When Brent already trades with a war premium baked in, the next leg of pain is not another crude spike but the squeeze on everything else. Equities sit on elevated multiples while rates refuse to blink; oil stabilizing at high levels leaves less oxygen for the rest of the market to rerate.
The oil shock is no longer news to futures
According to CNBC, Dow futures have swung hundreds of points in late sessions as oil prices continued their ascent amid the Iran conflict. Brent and WTI both crossed triple digits in early March 2026 as the Strait of Hormuz risk repriced global supply. CNBC coverage tied the move to Iran closure threats on a route that carries a large share of seaborne crude. Once that premium is embedded, incremental bad headlines add less to crude than they subtract from risk appetite elsewhere.
As Bloomberg reported in its Brief series, stocks and bonds slid as oil topped 100 dollars with the conflict entering successive days. The pattern is familiar from 2022: energy equities catch a bid while rate-sensitive and multiple-heavy sectors absorb the shock. CNBC live updates through mid-March showed futures linked to the Dow under pressure even when crude paused, which supports the pitch that the next domino is multiple compression outside energy.
Rates and multiples do not wait for peace
Al Jazeera noted the International Energy Agency coordinated a record 400 million barrel release to calm markets, yet prices remained volatile because fear premium trumped physical barrels in the short run. That dynamic matters for equities: if policymakers keep policy tight to anchor inflation expectations while oil stays bid, the cost of capital does not fall fast enough to justify prior PE levels on non-energy names.
What This Actually Means
The trade is no longer “buy the dip on headlines” unless you are explicitly playing energy or defense. For broad indices, the risk is that Brent around three digits becomes the base case, not the spike, and earnings outside the commodity complex get discounted harder. CNBC framing of futures moving on oil continuation is the market telling you the first-order oil shock is priced; the second order is who pays for it in equity land.

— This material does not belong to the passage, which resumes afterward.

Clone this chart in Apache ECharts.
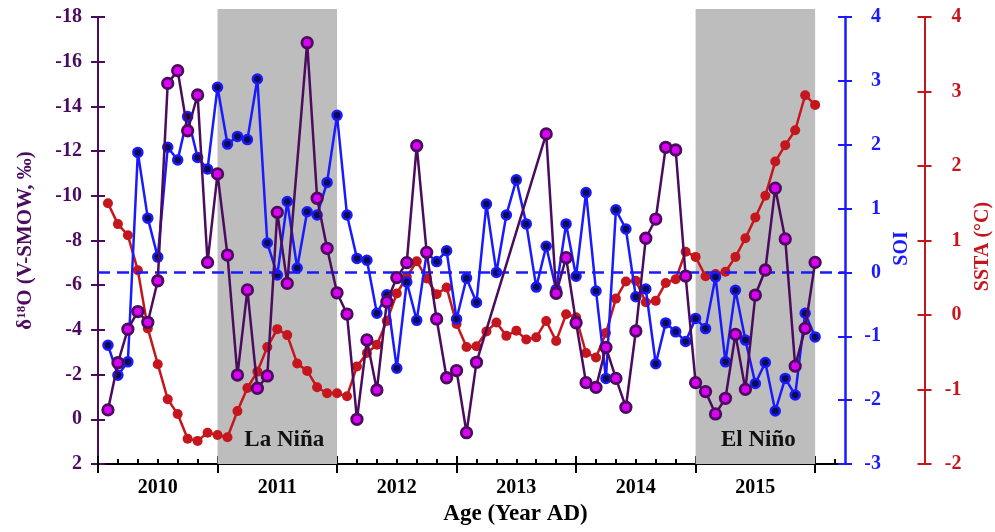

How did coordinated releases behave after 2022?
Reuters documented the U.S. selling the last batches of the 2022 emergency release while Goldman assessed SPR sales as having modest influence on outright crude. Six months after the 2022 drawdowns, benchmarks had rebounded as OPEC posture and physical tightness reasserted. That precedent suggests releases buy time, not a permanent ceiling on oil, which again pushes the pain toward sectors that need lower rates and stable input costs.